REQUEST :: Return all lines in the material below that contain "this".

DATASET ENTRIES ::
----------

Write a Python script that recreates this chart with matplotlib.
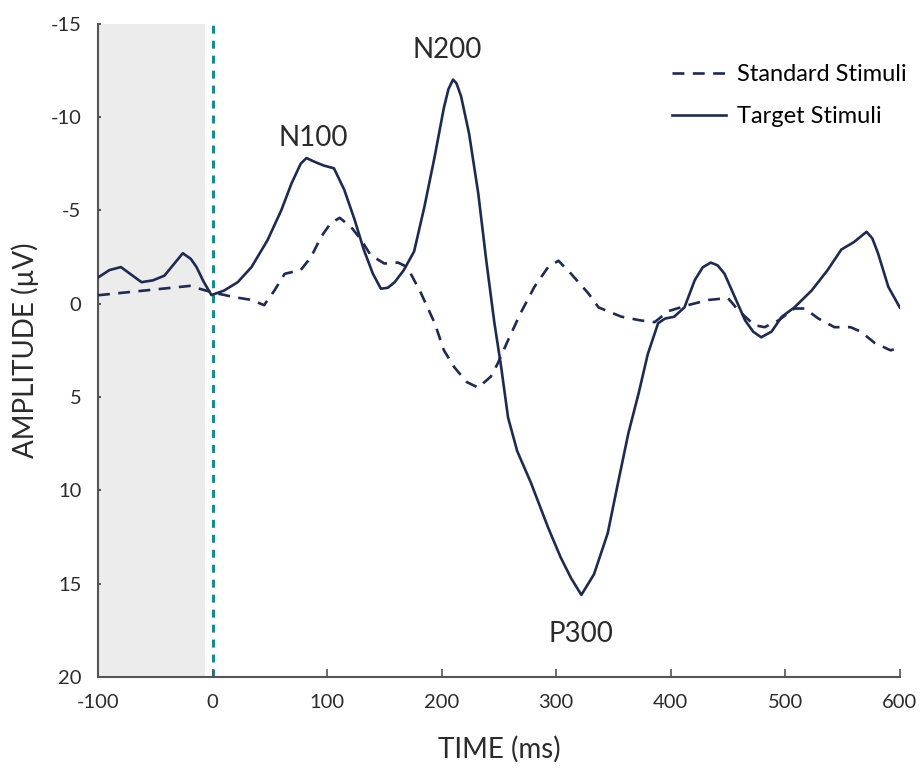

----------

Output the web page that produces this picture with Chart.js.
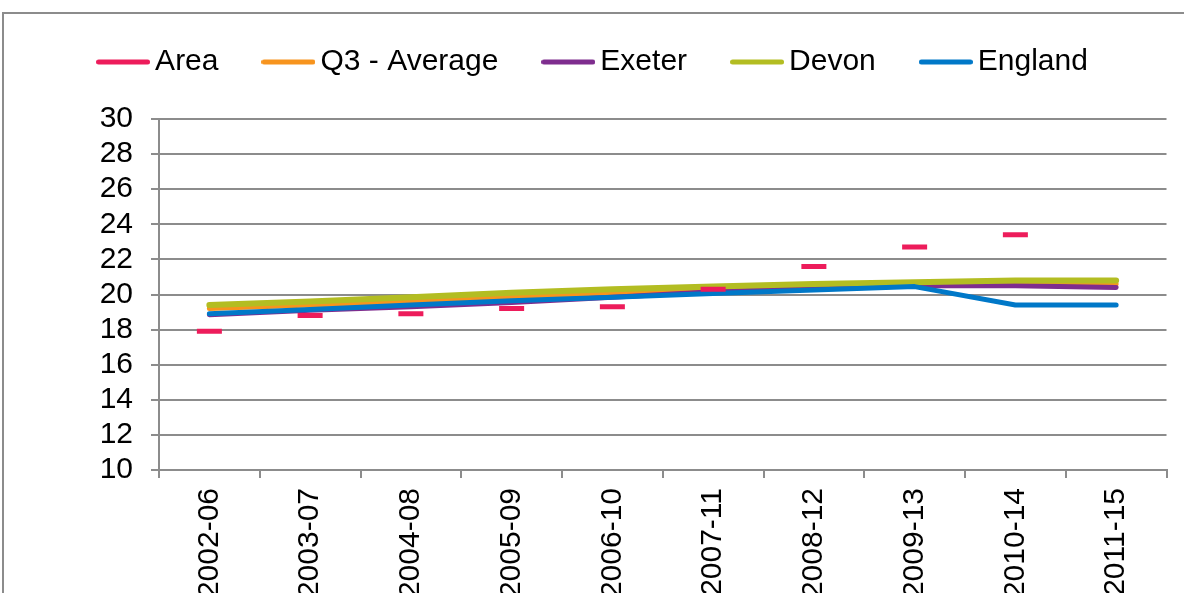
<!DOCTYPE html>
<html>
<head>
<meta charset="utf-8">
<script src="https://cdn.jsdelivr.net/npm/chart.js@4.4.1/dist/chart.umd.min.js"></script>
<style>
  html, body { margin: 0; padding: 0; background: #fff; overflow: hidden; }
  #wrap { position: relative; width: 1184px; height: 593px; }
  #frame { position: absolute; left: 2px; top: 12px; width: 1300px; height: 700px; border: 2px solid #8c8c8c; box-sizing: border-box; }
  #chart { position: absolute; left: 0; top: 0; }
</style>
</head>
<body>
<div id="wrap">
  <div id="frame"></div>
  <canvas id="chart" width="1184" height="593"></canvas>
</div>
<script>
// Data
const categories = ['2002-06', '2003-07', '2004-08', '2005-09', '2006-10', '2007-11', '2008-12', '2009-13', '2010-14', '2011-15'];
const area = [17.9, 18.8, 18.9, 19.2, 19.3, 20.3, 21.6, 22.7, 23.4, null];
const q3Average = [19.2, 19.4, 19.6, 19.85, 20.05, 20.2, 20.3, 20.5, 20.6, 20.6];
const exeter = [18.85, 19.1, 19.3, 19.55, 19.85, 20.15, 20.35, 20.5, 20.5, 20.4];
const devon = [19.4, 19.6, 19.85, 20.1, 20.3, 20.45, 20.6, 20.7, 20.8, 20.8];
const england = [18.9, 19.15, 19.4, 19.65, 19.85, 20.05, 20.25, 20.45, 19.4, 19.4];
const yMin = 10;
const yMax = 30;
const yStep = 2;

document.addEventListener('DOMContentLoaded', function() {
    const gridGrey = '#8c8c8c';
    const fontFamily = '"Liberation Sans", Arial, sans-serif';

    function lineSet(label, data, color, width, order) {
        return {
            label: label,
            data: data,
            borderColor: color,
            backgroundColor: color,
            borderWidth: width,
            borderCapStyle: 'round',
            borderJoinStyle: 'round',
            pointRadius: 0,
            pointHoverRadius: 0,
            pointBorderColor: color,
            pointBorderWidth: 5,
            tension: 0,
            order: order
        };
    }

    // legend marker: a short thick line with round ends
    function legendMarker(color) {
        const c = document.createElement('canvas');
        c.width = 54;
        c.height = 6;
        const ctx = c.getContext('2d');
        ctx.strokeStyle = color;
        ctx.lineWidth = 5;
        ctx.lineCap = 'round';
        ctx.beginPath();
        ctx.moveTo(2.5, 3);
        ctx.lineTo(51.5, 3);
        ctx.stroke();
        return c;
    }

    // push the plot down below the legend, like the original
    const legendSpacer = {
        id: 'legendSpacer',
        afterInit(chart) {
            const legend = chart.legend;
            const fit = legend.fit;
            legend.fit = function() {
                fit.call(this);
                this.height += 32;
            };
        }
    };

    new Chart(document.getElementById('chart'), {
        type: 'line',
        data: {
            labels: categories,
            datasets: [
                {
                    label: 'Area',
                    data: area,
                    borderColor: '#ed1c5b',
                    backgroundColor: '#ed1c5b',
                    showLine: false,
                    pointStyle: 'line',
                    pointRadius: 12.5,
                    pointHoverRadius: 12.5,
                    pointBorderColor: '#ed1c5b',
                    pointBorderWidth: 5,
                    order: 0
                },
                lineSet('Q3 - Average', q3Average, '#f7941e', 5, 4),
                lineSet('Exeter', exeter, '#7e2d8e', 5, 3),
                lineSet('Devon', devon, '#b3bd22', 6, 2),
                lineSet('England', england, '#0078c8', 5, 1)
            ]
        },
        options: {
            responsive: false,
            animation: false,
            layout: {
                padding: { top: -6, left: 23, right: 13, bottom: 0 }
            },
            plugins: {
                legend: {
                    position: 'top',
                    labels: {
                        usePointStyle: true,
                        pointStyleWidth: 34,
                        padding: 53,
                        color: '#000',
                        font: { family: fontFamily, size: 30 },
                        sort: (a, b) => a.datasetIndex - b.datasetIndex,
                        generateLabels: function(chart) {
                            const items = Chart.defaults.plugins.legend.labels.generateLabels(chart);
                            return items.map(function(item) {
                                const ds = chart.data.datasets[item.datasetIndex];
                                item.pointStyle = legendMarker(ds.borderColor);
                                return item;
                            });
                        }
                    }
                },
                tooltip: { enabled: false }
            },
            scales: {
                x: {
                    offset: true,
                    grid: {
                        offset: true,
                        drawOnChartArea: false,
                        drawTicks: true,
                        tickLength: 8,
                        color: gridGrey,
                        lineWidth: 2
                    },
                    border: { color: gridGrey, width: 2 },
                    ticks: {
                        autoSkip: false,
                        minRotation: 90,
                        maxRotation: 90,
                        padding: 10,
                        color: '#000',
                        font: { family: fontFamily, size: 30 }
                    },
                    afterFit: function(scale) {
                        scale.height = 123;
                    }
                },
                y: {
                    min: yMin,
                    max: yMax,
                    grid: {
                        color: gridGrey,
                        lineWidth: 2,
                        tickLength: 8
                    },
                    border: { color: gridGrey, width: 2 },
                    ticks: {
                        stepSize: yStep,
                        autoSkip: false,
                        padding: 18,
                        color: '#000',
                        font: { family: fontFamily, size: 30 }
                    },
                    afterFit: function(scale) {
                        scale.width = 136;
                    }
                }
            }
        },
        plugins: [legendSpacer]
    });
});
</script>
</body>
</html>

----------

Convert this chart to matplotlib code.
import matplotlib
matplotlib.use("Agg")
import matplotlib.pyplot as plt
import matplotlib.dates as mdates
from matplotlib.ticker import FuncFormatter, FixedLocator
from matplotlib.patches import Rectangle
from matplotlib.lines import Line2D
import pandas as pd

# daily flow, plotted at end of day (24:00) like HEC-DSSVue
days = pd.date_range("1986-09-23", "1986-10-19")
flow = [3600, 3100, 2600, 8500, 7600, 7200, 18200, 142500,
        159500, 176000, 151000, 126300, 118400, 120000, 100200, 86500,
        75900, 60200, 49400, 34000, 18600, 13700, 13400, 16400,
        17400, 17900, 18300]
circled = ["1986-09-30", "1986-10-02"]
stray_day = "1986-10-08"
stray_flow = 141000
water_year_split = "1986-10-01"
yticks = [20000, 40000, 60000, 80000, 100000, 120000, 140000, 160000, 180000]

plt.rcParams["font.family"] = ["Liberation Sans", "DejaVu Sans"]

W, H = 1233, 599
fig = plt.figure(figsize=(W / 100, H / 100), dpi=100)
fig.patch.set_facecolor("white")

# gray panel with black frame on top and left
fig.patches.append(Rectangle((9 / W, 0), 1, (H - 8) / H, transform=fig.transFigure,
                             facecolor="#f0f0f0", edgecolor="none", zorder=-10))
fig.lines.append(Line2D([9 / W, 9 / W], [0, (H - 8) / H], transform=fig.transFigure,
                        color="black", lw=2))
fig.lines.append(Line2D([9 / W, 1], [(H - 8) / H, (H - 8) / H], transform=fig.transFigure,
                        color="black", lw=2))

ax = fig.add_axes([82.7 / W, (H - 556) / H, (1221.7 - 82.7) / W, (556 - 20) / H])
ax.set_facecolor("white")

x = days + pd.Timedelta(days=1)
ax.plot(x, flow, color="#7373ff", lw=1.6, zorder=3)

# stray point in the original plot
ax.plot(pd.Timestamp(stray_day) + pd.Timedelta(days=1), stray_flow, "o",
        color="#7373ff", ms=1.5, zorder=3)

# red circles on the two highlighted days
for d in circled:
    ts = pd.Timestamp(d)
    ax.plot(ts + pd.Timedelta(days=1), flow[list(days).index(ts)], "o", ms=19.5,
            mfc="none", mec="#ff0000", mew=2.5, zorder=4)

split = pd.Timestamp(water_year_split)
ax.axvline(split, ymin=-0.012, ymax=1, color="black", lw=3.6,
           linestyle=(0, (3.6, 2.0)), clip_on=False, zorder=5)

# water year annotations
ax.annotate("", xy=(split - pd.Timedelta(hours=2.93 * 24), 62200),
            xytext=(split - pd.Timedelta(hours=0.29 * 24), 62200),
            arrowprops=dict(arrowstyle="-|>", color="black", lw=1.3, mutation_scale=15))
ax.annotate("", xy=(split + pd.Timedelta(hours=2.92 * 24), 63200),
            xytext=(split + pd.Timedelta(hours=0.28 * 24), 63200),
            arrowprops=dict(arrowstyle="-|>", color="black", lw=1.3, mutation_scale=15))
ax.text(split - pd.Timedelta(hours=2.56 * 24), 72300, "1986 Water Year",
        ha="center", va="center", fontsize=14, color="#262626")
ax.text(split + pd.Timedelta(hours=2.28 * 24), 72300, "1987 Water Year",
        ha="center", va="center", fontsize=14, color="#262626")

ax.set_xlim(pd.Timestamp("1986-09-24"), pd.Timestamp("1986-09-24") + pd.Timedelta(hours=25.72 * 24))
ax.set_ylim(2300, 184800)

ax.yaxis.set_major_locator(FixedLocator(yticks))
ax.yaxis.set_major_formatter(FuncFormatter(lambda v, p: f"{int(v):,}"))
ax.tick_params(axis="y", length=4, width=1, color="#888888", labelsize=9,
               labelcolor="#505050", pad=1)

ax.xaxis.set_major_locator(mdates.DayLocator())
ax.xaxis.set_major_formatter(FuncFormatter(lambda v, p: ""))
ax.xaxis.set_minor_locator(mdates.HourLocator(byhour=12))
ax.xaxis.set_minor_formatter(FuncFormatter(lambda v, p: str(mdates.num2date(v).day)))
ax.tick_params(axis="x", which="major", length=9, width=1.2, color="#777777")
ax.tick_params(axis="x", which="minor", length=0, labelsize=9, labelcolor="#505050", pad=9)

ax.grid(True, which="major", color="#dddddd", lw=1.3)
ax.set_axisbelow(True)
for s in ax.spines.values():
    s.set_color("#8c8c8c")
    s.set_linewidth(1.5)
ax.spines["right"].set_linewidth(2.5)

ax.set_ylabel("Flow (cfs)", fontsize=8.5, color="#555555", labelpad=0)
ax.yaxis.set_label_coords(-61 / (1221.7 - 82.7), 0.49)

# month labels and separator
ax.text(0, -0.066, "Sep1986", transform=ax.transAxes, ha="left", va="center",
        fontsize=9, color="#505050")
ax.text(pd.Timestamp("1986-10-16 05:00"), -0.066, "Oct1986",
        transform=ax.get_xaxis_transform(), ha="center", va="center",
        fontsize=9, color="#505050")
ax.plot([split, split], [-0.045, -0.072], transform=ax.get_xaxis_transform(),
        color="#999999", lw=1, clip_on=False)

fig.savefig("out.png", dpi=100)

----------

TASK OUTPUT ::
Write a Python script that recreates this chart with matplotlib.
Output the web page that produces this picture with Chart.js.
                fit.call(this);
                this.height += 32;
Convert this chart to matplotlib code.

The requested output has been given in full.